Goal. Leave out the pictures and return every entry exactly as it appears.

[Dataset records]
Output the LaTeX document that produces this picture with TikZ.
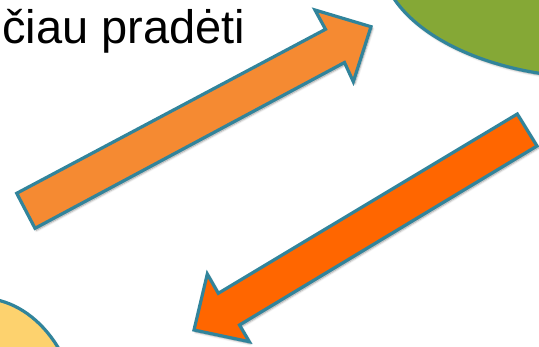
\documentclass[tikz,border=0pt]{standalone}
\usepackage{fontspec}
\setmainfont{Liberation Sans}
\usetikzlibrary{shadows.blur}
\definecolor{edgeteal}{HTML}{31849B}
\definecolor{arrowA}{HTML}{F58A32}
\definecolor{arrowB}{HTML}{FF6600}
\definecolor{greenfill}{HTML}{85A836}
\definecolor{yellowfill}{HTML}{FDD26E}
\tikzset{
  shapeline/.style={draw=edgeteal, line width=3.2pt, line join=miter,
    blur shadow={shadow xshift=1.5pt, shadow yshift=-2pt, shadow blur steps=6, shadow opacity=40}},
}
\begin{document}
\begin{tikzpicture}[x=1pt,y=-1pt]
\useasboundingbox (0,0) rectangle (539,347);
\begin{scope}
\clip (0,0) rectangle (539,347);
% green ellipse top right
\path[shapeline, fill=greenfill] (600,-44.4) ellipse [x radius=220, y radius=122.4];
% yellow ellipse bottom left
\path[shapeline, fill=yellowfill] (-20,430) ellipse [x radius=100, y radius=132];
% arrow 1 (up-right)
\path[shapeline, fill=arrowA]
  (16.7,193.3) -- (325.5,29.3) -- (315,10) -- (371,26.7) -- (353.3,81.7) -- (344.5,62.5) -- (35,228.3) -- cycle;
% arrow 2 (down-left)
\path[shapeline, fill=arrowB]
  (517.3,114) -- (218.3,293.3) -- (207.3,274) -- (194,330) -- (249.3,341.7) -- (239.5,325) -- (537,146) -- cycle;
\end{scope}
\node[anchor=base west, inner sep=0pt, font=\fontsize{47}{52}\selectfont] (title) at (2,43.5) {čiau pradėti};
\end{tikzpicture}
\end{document}
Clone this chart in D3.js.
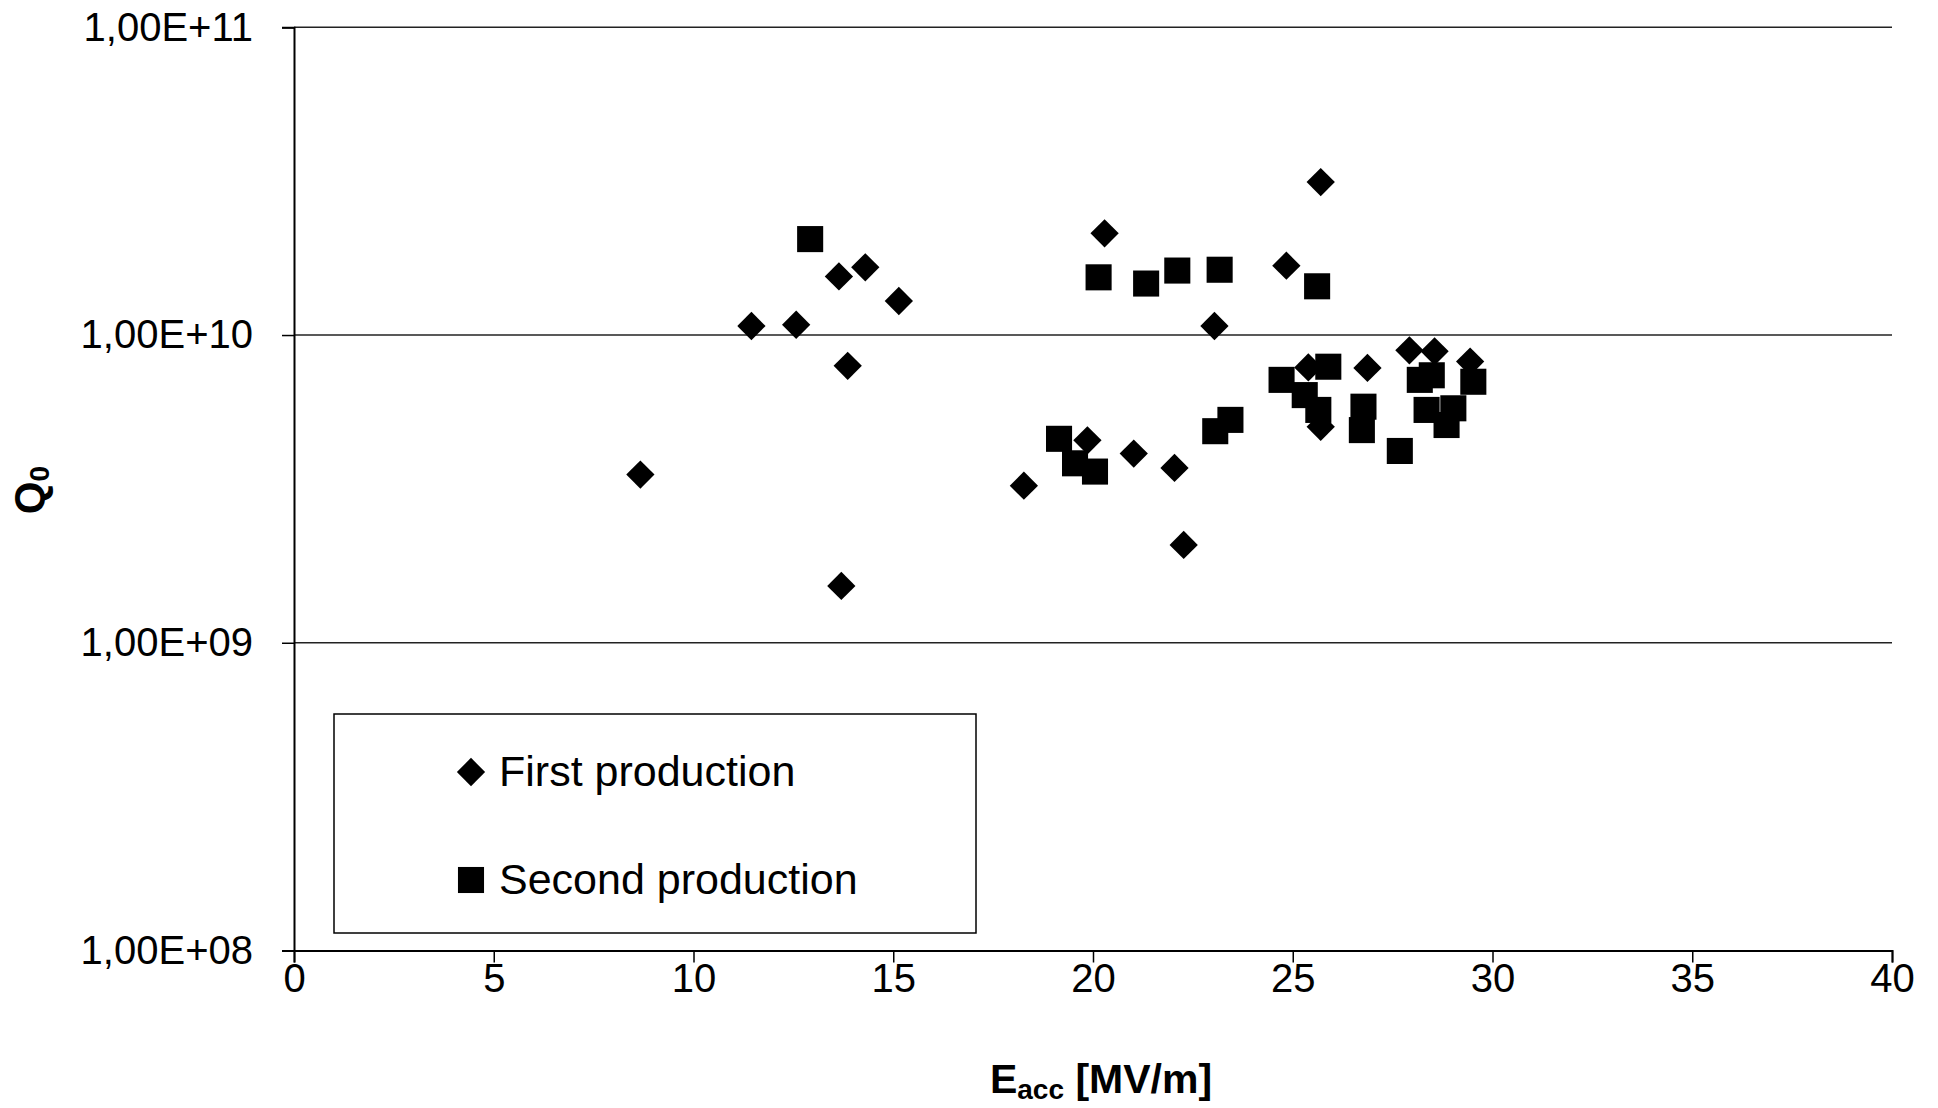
<html>
<head>
    <style>
        body { margin: 0; background: #fff; }
        text { font-family: "Liberation Sans", Arial, sans-serif; fill: #000; }
    </style>
    <script src="https://d3js.org/d3.v7.min.js"></script>
</head>
<body>
    <svg width=1938 height=1108></svg>
</body>
<script>

    // E_acc [MV/m] and Q0, one pair of arrays per production run
    const firstE = [8.67, 11.45, 12.57, 13.64, 14.30, 15.14, 13.86, 13.70, 18.27, 19.86, 20.29, 21.02,
                    22.04, 22.27, 23.04, 24.84, 25.70, 25.39, 25.70, 26.87, 27.92, 28.55, 29.44];
    const firstQ = [3.52e9, 1.07e10, 1.08e10, 1.55e10, 1.66e10, 1.29e10, 7.94e9, 1.53e9, 3.24e9, 4.55e9, 2.14e10, 4.12e9,
                    3.7e9, 2.08e9, 1.07e10, 1.68e10, 3.14e10, 7.85e9, 5.03e9, 7.82e9, 8.92e9, 8.85e9, 8.2e9];

    const secondE = [12.92, 19.15, 19.55, 20.05, 20.14, 21.33, 22.11, 23.17, 23.06, 23.44, 24.72, 25.61,
                     25.89, 25.30, 25.64, 26.77, 26.73, 27.68, 28.18, 28.48, 28.35, 28.85, 29.02, 29.52];
    const secondQ = [2.05e10, 4.6e9, 3.83e9, 3.6e9, 1.54e10, 1.47e10, 1.62e10, 1.63e10, 4.87e9, 5.3e9, 7.15e9, 1.44e10,
                     7.89e9, 6.38e9, 5.71e9, 5.85e9, 4.91e9, 4.2e9, 7.15e9, 7.4e9, 5.71e9, 5.1e9, 5.78e9, 7.05e9];

    const xTicks = [0, 5, 10, 15, 20, 25, 30, 35, 40];
    const yTicks = [1e8, 1e9, 1e10, 1e11];
    const yTickLabels = ["1,00E+08", "1,00E+09", "1,00E+10", "1,00E+11"];
    const seriesNames = ["First production", "Second production"];

    const svg = d3.select("svg");

    let x = d3.scaleLinear()
        .domain([0, 40])
        .range([294, 1892]);

    let y = d3.scaleLog()
        .domain([1e8, 1e11])
        .range([950.5, 27.3]);

    // gridlines
    svg.append("g")
        .selectAll("line")
        .data(yTicks.slice(1))
        .join("line")
            .attr("x1", x(0))
            .attr("x2", x(40))
            .attr("y1", d => y(d))
            .attr("y2", d => y(d))
            .attr("stroke", "#222")
            .attr("stroke-width", 1.5);

    // y axis
    let yAxis = d3.axisLeft(y)
        .tickValues(yTicks)
        .tickFormat((d, i) => yTickLabels[i])
        .tickSize(12)
        .tickPadding(29);

    svg.append("g")
        .attr("transform", `translate(${x(0)},0)`)
        .call(yAxis)
        .call(g => g.select(".domain").attr("stroke", "#000").attr("stroke-width", 2))
        .call(g => g.selectAll(".tick line").attr("stroke", "#000").attr("stroke-width", 1.5))
        .call(g => g.selectAll(".tick text")
            .attr("font-size", 40)
            .attr("font-family", "Liberation Sans, Arial, sans-serif")
            .attr("fill", "#000"));

    // x axis
    let xAxis = d3.axisBottom(x)
        .tickValues(xTicks)
        .tickSize(12)
        .tickPadding(1);

    svg.append("g")
        .attr("transform", `translate(0,${y(1e8)})`)
        .call(xAxis)
        .call(g => g.select(".domain").attr("stroke", "#000").attr("stroke-width", 2))
        .call(g => g.selectAll(".tick line").attr("stroke", "#000").attr("stroke-width", 1.5))
        .call(g => g.selectAll(".tick text")
            .attr("font-size", 40)
            .attr("font-family", "Liberation Sans, Arial, sans-serif")
            .attr("fill", "#000"));

    // markers: diamonds first, squares drawn on top like the original
    const diamond = d3.symbol().type(d3.symbolSquare).size(400);
    const square = d3.symbol().type(d3.symbolSquare).size(680);

    svg.append("g")
        .selectAll("path")
        .data(firstE.map((e, i) => [e, firstQ[i]]))
        .join("path")
            .attr("d", diamond)
            .attr("transform", d => `translate(${x(d[0])},${y(d[1])}) rotate(45)`)
            .attr("fill", "#000");

    svg.append("g")
        .selectAll("path")
        .data(secondE.map((e, i) => [e, secondQ[i]]))
        .join("path")
            .attr("d", square)
            .attr("transform", d => `translate(${x(d[0])},${y(d[1])})`)
            .attr("fill", "#000");

    // legend
    const legend = svg.append("g");
    legend.append("rect")
        .attr("x", 334)
        .attr("y", 714)
        .attr("width", 642)
        .attr("height", 219)
        .attr("fill", "#fff")
        .attr("stroke", "#000")
        .attr("stroke-width", 1.5);

    const items = legend.selectAll("g.item")
        .data(seriesNames)
        .join("g")
            .attr("class", "item")
            .attr("transform", (d, i) => `translate(471,${772 + i * 108})`);

    items.append("path")
        .attr("d", (d, i) => i === 0 ? diamond() : square())
        .attr("transform", (d, i) => i === 0 ? "rotate(45)" : "")
        .attr("fill", "#000");

    items.append("text")
        .attr("x", 28)
        .attr("y", 14)
        .attr("font-size", 43)
        .text(d => d);

    // axis titles
    const xTitle = svg.append("text")
        .attr("x", 1101)
        .attr("y", 1093)
        .attr("text-anchor", "middle")
        .attr("font-size", 41)
        .attr("font-weight", "bold");
    xTitle.append("tspan").text("E");
    xTitle.append("tspan").attr("font-size", 28).attr("dy", 6).text("acc");
    xTitle.append("tspan").attr("dy", -6).text(" [MV/m]");

    const yTitle = svg.append("text")
        .attr("transform", "translate(44,490) rotate(-90)")
        .attr("text-anchor", "middle")
        .attr("font-size", 42)
        .attr("font-weight", "bold");
    yTitle.append("tspan").text("Q");
    yTitle.append("tspan").attr("font-size", 28).attr("dy", 5).text("0");

</script>
</html>
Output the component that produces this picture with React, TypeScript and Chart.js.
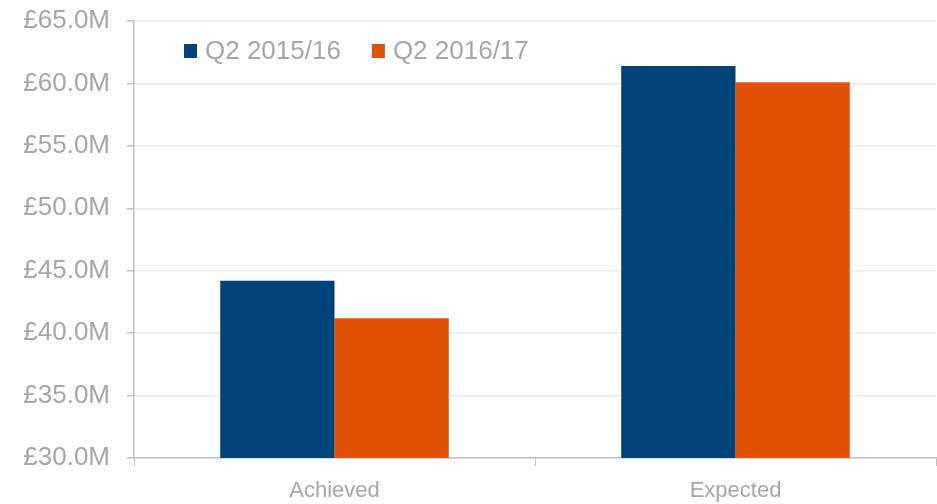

Written response.
Output the LaTeX document that produces this picture with TikZ.
\documentclass[tikz,border=0pt]{standalone}
\usepackage{fontspec}
\setmainfont{Liberation Sans}
\usetikzlibrary{shadows.blur}
\definecolor{edgeteal}{HTML}{31849B}
\definecolor{arrowA}{HTML}{F58A32}
\definecolor{arrowB}{HTML}{FF6600}
\definecolor{greenfill}{HTML}{85A836}
\definecolor{yellowfill}{HTML}{FDD26E}
\tikzset{
  shapeline/.style={draw=edgeteal, line width=3.2pt, line join=miter,
    blur shadow={shadow xshift=1.5pt, shadow yshift=-2pt, shadow blur steps=6, shadow opacity=40}},
}
\begin{document}
\begin{tikzpicture}[x=1pt,y=-1pt]
\useasboundingbox (0,0) rectangle (539,347);
\begin{scope}
\clip (0,0) rectangle (539,347);
% green ellipse top right
\path[shapeline, fill=greenfill] (600,-44.4) ellipse [x radius=220, y radius=122.4];
% yellow ellipse bottom left
\path[shapeline, fill=yellowfill] (-20,430) ellipse [x radius=100, y radius=132];
% arrow 1 (up-right)
\path[shapeline, fill=arrowA]
  (16.7,193.3) -- (325.5,29.3) -- (315,10) -- (371,26.7) -- (353.3,81.7) -- (344.5,62.5) -- (35,228.3) -- cycle;
% arrow 2 (down-left)
\path[shapeline, fill=arrowB]
  (517.3,114) -- (218.3,293.3) -- (207.3,274) -- (194,330) -- (249.3,341.7) -- (239.5,325) -- (537,146) -- cycle;
\end{scope}
\node[anchor=base west, inner sep=0pt, font=\fontsize{47}{52}\selectfont] (title) at (2,43.5) {čiau pradėti};
\end{tikzpicture}
\end{document}
Clone this chart in D3.js.
<html>
<head>
    <style>
        body { margin: 0; background: #fff; }
        text { font-family: "Liberation Sans", Arial, sans-serif; fill: #000; }
    </style>
    <script src="https://d3js.org/d3.v7.min.js"></script>
</head>
<body>
    <svg width=1938 height=1108></svg>
</body>
<script>

    // E_acc [MV/m] and Q0, one pair of arrays per production run
    const firstE = [8.67, 11.45, 12.57, 13.64, 14.30, 15.14, 13.86, 13.70, 18.27, 19.86, 20.29, 21.02,
                    22.04, 22.27, 23.04, 24.84, 25.70, 25.39, 25.70, 26.87, 27.92, 28.55, 29.44];
    const firstQ = [3.52e9, 1.07e10, 1.08e10, 1.55e10, 1.66e10, 1.29e10, 7.94e9, 1.53e9, 3.24e9, 4.55e9, 2.14e10, 4.12e9,
                    3.7e9, 2.08e9, 1.07e10, 1.68e10, 3.14e10, 7.85e9, 5.03e9, 7.82e9, 8.92e9, 8.85e9, 8.2e9];

    const secondE = [12.92, 19.15, 19.55, 20.05, 20.14, 21.33, 22.11, 23.17, 23.06, 23.44, 24.72, 25.61,
                     25.89, 25.30, 25.64, 26.77, 26.73, 27.68, 28.18, 28.48, 28.35, 28.85, 29.02, 29.52];
    const secondQ = [2.05e10, 4.6e9, 3.83e9, 3.6e9, 1.54e10, 1.47e10, 1.62e10, 1.63e10, 4.87e9, 5.3e9, 7.15e9, 1.44e10,
                     7.89e9, 6.38e9, 5.71e9, 5.85e9, 4.91e9, 4.2e9, 7.15e9, 7.4e9, 5.71e9, 5.1e9, 5.78e9, 7.05e9];

    const xTicks = [0, 5, 10, 15, 20, 25, 30, 35, 40];
    const yTicks = [1e8, 1e9, 1e10, 1e11];
    const yTickLabels = ["1,00E+08", "1,00E+09", "1,00E+10", "1,00E+11"];
    const seriesNames = ["First production", "Second production"];

    const svg = d3.select("svg");

    let x = d3.scaleLinear()
        .domain([0, 40])
        .range([294, 1892]);

    let y = d3.scaleLog()
        .domain([1e8, 1e11])
        .range([950.5, 27.3]);

    // gridlines
    svg.append("g")
        .selectAll("line")
        .data(yTicks.slice(1))
        .join("line")
            .attr("x1", x(0))
            .attr("x2", x(40))
            .attr("y1", d => y(d))
            .attr("y2", d => y(d))
            .attr("stroke", "#222")
            .attr("stroke-width", 1.5);

    // y axis
    let yAxis = d3.axisLeft(y)
        .tickValues(yTicks)
        .tickFormat((d, i) => yTickLabels[i])
        .tickSize(12)
        .tickPadding(29);

    svg.append("g")
        .attr("transform", `translate(${x(0)},0)`)
        .call(yAxis)
        .call(g => g.select(".domain").attr("stroke", "#000").attr("stroke-width", 2))
        .call(g => g.selectAll(".tick line").attr("stroke", "#000").attr("stroke-width", 1.5))
        .call(g => g.selectAll(".tick text")
            .attr("font-size", 40)
            .attr("font-family", "Liberation Sans, Arial, sans-serif")
            .attr("fill", "#000"));

    // x axis
    let xAxis = d3.axisBottom(x)
        .tickValues(xTicks)
        .tickSize(12)
        .tickPadding(1);

    svg.append("g")
        .attr("transform", `translate(0,${y(1e8)})`)
        .call(xAxis)
        .call(g => g.select(".domain").attr("stroke", "#000").attr("stroke-width", 2))
        .call(g => g.selectAll(".tick line").attr("stroke", "#000").attr("stroke-width", 1.5))
        .call(g => g.selectAll(".tick text")
            .attr("font-size", 40)
            .attr("font-family", "Liberation Sans, Arial, sans-serif")
            .attr("fill", "#000"));

    // markers: diamonds first, squares drawn on top like the original
    const diamond = d3.symbol().type(d3.symbolSquare).size(400);
    const square = d3.symbol().type(d3.symbolSquare).size(680);

    svg.append("g")
        .selectAll("path")
        .data(firstE.map((e, i) => [e, firstQ[i]]))
        .join("path")
            .attr("d", diamond)
            .attr("transform", d => `translate(${x(d[0])},${y(d[1])}) rotate(45)`)
            .attr("fill", "#000");

    svg.append("g")
        .selectAll("path")
        .data(secondE.map((e, i) => [e, secondQ[i]]))
        .join("path")
            .attr("d", square)
            .attr("transform", d => `translate(${x(d[0])},${y(d[1])})`)
            .attr("fill", "#000");

    // legend
    const legend = svg.append("g");
    legend.append("rect")
        .attr("x", 334)
        .attr("y", 714)
        .attr("width", 642)
        .attr("height", 219)
        .attr("fill", "#fff")
        .attr("stroke", "#000")
        .attr("stroke-width", 1.5);

    const items = legend.selectAll("g.item")
        .data(seriesNames)
        .join("g")
            .attr("class", "item")
            .attr("transform", (d, i) => `translate(471,${772 + i * 108})`);

    items.append("path")
        .attr("d", (d, i) => i === 0 ? diamond() : square())
        .attr("transform", (d, i) => i === 0 ? "rotate(45)" : "")
        .attr("fill", "#000");

    items.append("text")
        .attr("x", 28)
        .attr("y", 14)
        .attr("font-size", 43)
        .text(d => d);

    // axis titles
    const xTitle = svg.append("text")
        .attr("x", 1101)
        .attr("y", 1093)
        .attr("text-anchor", "middle")
        .attr("font-size", 41)
        .attr("font-weight", "bold");
    xTitle.append("tspan").text("E");
    xTitle.append("tspan").attr("font-size", 28).attr("dy", 6).text("acc");
    xTitle.append("tspan").attr("dy", -6).text(" [MV/m]");

    const yTitle = svg.append("text")
        .attr("transform", "translate(44,490) rotate(-90)")
        .attr("text-anchor", "middle")
        .attr("font-size", 42)
        .attr("font-weight", "bold");
    yTitle.append("tspan").text("Q");
    yTitle.append("tspan").attr("font-size", 28).attr("dy", 5).text("0");

</script>
</html>
Output the component that produces this picture with React, TypeScript and Chart.js.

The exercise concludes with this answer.